Dataset extract →
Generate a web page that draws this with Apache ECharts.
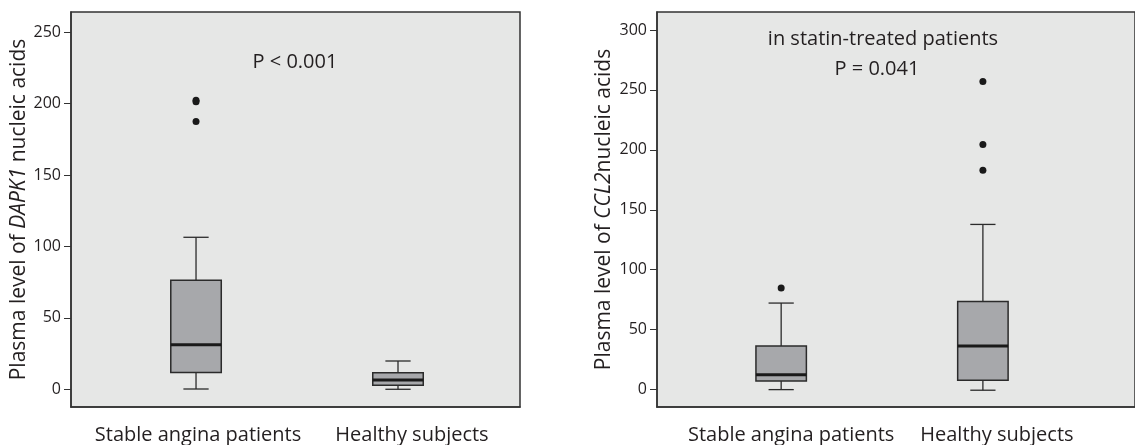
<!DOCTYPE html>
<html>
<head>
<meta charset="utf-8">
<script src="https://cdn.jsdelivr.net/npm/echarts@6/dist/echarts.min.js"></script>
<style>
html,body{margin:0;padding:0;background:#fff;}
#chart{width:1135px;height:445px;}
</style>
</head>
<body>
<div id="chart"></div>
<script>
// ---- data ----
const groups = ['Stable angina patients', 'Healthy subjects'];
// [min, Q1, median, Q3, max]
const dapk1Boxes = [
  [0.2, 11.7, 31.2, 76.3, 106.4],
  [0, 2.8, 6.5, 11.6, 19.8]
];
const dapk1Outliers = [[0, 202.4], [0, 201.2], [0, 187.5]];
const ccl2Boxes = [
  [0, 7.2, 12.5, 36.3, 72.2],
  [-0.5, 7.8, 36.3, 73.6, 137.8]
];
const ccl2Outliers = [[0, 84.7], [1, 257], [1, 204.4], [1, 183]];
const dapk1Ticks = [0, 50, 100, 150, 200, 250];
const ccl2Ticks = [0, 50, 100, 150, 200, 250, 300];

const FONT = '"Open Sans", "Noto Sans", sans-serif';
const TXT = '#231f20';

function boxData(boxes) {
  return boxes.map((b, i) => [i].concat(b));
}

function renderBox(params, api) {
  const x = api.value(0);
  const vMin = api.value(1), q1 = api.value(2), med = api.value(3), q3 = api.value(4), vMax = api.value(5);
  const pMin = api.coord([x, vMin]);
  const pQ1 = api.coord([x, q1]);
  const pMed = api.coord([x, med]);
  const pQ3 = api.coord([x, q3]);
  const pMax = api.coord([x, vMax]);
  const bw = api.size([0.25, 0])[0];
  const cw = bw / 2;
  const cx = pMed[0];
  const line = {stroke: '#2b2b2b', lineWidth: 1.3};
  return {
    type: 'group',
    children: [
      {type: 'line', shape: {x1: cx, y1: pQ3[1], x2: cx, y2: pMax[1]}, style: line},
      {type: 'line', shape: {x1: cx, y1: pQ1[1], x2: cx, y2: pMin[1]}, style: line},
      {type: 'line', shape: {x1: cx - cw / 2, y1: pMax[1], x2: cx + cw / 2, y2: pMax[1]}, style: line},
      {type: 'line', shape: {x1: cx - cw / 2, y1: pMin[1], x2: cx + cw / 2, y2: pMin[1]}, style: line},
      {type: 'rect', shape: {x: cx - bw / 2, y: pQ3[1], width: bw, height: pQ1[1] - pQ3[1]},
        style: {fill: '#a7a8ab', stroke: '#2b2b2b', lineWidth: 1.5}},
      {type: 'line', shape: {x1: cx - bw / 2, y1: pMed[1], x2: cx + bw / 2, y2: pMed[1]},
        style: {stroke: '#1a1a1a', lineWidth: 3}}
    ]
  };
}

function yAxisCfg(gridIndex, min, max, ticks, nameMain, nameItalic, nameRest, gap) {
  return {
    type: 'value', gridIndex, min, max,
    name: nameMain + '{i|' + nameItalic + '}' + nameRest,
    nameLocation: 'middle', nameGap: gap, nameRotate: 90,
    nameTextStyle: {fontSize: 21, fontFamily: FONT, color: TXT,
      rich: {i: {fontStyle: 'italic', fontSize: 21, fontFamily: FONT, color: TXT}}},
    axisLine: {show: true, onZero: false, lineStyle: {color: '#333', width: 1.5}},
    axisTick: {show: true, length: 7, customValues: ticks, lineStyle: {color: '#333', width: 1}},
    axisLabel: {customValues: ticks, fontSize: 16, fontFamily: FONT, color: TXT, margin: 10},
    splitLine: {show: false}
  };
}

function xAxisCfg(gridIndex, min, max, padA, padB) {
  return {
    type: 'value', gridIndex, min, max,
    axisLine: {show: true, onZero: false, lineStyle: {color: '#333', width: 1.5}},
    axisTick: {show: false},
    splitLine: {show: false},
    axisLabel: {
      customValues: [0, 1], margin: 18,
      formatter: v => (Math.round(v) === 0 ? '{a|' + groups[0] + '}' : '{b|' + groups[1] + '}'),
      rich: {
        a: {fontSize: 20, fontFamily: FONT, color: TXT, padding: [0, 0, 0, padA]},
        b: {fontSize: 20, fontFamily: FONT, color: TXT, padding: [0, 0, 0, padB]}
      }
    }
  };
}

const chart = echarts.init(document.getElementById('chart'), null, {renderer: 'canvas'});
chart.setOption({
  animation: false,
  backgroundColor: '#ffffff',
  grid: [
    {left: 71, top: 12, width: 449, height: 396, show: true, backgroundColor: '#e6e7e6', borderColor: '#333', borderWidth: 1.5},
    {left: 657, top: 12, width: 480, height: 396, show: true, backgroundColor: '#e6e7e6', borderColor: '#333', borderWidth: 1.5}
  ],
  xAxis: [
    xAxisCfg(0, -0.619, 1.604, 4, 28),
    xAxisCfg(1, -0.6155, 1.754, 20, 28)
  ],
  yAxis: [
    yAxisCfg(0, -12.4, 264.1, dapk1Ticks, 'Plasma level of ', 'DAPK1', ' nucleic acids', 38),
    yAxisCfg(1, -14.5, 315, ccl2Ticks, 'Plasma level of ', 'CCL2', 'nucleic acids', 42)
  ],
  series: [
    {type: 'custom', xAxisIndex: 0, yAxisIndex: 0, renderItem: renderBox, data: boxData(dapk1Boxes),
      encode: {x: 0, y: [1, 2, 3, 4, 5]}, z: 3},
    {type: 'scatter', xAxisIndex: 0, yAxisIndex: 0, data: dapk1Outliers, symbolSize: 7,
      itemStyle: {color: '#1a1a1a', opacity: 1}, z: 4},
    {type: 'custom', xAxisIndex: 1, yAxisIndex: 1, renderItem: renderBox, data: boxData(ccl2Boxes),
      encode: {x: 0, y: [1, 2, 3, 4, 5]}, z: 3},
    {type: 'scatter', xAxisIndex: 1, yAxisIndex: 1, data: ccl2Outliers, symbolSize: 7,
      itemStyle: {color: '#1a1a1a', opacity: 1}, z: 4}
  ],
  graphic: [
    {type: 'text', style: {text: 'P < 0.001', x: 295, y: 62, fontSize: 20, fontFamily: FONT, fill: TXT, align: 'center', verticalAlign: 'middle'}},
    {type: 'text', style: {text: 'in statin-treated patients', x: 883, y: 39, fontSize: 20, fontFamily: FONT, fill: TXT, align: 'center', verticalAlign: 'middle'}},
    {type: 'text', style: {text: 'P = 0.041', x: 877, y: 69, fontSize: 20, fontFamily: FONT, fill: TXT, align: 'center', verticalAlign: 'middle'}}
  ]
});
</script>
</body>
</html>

Exercise objective → Copy each line above precisely, dropping the pictures.

Result of this exercise →
Generate a web page that draws this with Apache ECharts.
<!DOCTYPE html>
<html>
<head>
<meta charset="utf-8">
<script src="https://cdn.jsdelivr.net/npm/echarts@6/dist/echarts.min.js"></script>
<style>
html,body{margin:0;padding:0;background:#fff;}
#chart{width:1135px;height:445px;}
</style>
</head>
<body>
<div id="chart"></div>
<script>
// ---- data ----
const groups = ['Stable angina patients', 'Healthy subjects'];
// [min, Q1, median, Q3, max]
const dapk1Boxes = [
  [0.2, 11.7, 31.2, 76.3, 106.4],
  [0, 2.8, 6.5, 11.6, 19.8]
];
const dapk1Outliers = [[0, 202.4], [0, 201.2], [0, 187.5]];
const ccl2Boxes = [
  [0, 7.2, 12.5, 36.3, 72.2],
  [-0.5, 7.8, 36.3, 73.6, 137.8]
];
const ccl2Outliers = [[0, 84.7], [1, 257], [1, 204.4], [1, 183]];
const dapk1Ticks = [0, 50, 100, 150, 200, 250];
const ccl2Ticks = [0, 50, 100, 150, 200, 250, 300];

const FONT = '"Open Sans", "Noto Sans", sans-serif';
const TXT = '#231f20';

function boxData(boxes) {
  return boxes.map((b, i) => [i].concat(b));
}

function renderBox(params, api) {
  const x = api.value(0);
  const vMin = api.value(1), q1 = api.value(2), med = api.value(3), q3 = api.value(4), vMax = api.value(5);
  const pMin = api.coord([x, vMin]);
  const pQ1 = api.coord([x, q1]);
  const pMed = api.coord([x, med]);
  const pQ3 = api.coord([x, q3]);
  const pMax = api.coord([x, vMax]);
  const bw = api.size([0.25, 0])[0];
  const cw = bw / 2;
  const cx = pMed[0];
  const line = {stroke: '#2b2b2b', lineWidth: 1.3};
  return {
    type: 'group',
    children: [
      {type: 'line', shape: {x1: cx, y1: pQ3[1], x2: cx, y2: pMax[1]}, style: line},
      {type: 'line', shape: {x1: cx, y1: pQ1[1], x2: cx, y2: pMin[1]}, style: line},
      {type: 'line', shape: {x1: cx - cw / 2, y1: pMax[1], x2: cx + cw / 2, y2: pMax[1]}, style: line},
      {type: 'line', shape: {x1: cx - cw / 2, y1: pMin[1], x2: cx + cw / 2, y2: pMin[1]}, style: line},
      {type: 'rect', shape: {x: cx - bw / 2, y: pQ3[1], width: bw, height: pQ1[1] - pQ3[1]},
        style: {fill: '#a7a8ab', stroke: '#2b2b2b', lineWidth: 1.5}},
      {type: 'line', shape: {x1: cx - bw / 2, y1: pMed[1], x2: cx + bw / 2, y2: pMed[1]},
        style: {stroke: '#1a1a1a', lineWidth: 3}}
    ]
  };
}

function yAxisCfg(gridIndex, min, max, ticks, nameMain, nameItalic, nameRest, gap) {
  return {
    type: 'value', gridIndex, min, max,
    name: nameMain + '{i|' + nameItalic + '}' + nameRest,
    nameLocation: 'middle', nameGap: gap, nameRotate: 90,
    nameTextStyle: {fontSize: 21, fontFamily: FONT, color: TXT,
      rich: {i: {fontStyle: 'italic', fontSize: 21, fontFamily: FONT, color: TXT}}},
    axisLine: {show: true, onZero: false, lineStyle: {color: '#333', width: 1.5}},
    axisTick: {show: true, length: 7, customValues: ticks, lineStyle: {color: '#333', width: 1}},
    axisLabel: {customValues: ticks, fontSize: 16, fontFamily: FONT, color: TXT, margin: 10},
    splitLine: {show: false}
  };
}

function xAxisCfg(gridIndex, min, max, padA, padB) {
  return {
    type: 'value', gridIndex, min, max,
    axisLine: {show: true, onZero: false, lineStyle: {color: '#333', width: 1.5}},
    axisTick: {show: false},
    splitLine: {show: false},
    axisLabel: {
      customValues: [0, 1], margin: 18,
      formatter: v => (Math.round(v) === 0 ? '{a|' + groups[0] + '}' : '{b|' + groups[1] + '}'),
      rich: {
        a: {fontSize: 20, fontFamily: FONT, color: TXT, padding: [0, 0, 0, padA]},
        b: {fontSize: 20, fontFamily: FONT, color: TXT, padding: [0, 0, 0, padB]}
      }
    }
  };
}

const chart = echarts.init(document.getElementById('chart'), null, {renderer: 'canvas'});
chart.setOption({
  animation: false,
  backgroundColor: '#ffffff',
  grid: [
    {left: 71, top: 12, width: 449, height: 396, show: true, backgroundColor: '#e6e7e6', borderColor: '#333', borderWidth: 1.5},
    {left: 657, top: 12, width: 480, height: 396, show: true, backgroundColor: '#e6e7e6', borderColor: '#333', borderWidth: 1.5}
  ],
  xAxis: [
    xAxisCfg(0, -0.619, 1.604, 4, 28),
    xAxisCfg(1, -0.6155, 1.754, 20, 28)
  ],
  yAxis: [
    yAxisCfg(0, -12.4, 264.1, dapk1Ticks, 'Plasma level of ', 'DAPK1', ' nucleic acids', 38),
    yAxisCfg(1, -14.5, 315, ccl2Ticks, 'Plasma level of ', 'CCL2', 'nucleic acids', 42)
  ],
  series: [
    {type: 'custom', xAxisIndex: 0, yAxisIndex: 0, renderItem: renderBox, data: boxData(dapk1Boxes),
      encode: {x: 0, y: [1, 2, 3, 4, 5]}, z: 3},
    {type: 'scatter', xAxisIndex: 0, yAxisIndex: 0, data: dapk1Outliers, symbolSize: 7,
      itemStyle: {color: '#1a1a1a', opacity: 1}, z: 4},
    {type: 'custom', xAxisIndex: 1, yAxisIndex: 1, renderItem: renderBox, data: boxData(ccl2Boxes),
      encode: {x: 0, y: [1, 2, 3, 4, 5]}, z: 3},
    {type: 'scatter', xAxisIndex: 1, yAxisIndex: 1, data: ccl2Outliers, symbolSize: 7,
      itemStyle: {color: '#1a1a1a', opacity: 1}, z: 4}
  ],
  graphic: [
    {type: 'text', style: {text: 'P < 0.001', x: 295, y: 62, fontSize: 20, fontFamily: FONT, fill: TXT, align: 'center', verticalAlign: 'middle'}},
    {type: 'text', style: {text: 'in statin-treated patients', x: 883, y: 39, fontSize: 20, fontFamily: FONT, fill: TXT, align: 'center', verticalAlign: 'middle'}},
    {type: 'text', style: {text: 'P = 0.041', x: 877, y: 69, fontSize: 20, fontFamily: FONT, fill: TXT, align: 'center', verticalAlign: 'middle'}}
  ]
});
</script>
</body>
</html>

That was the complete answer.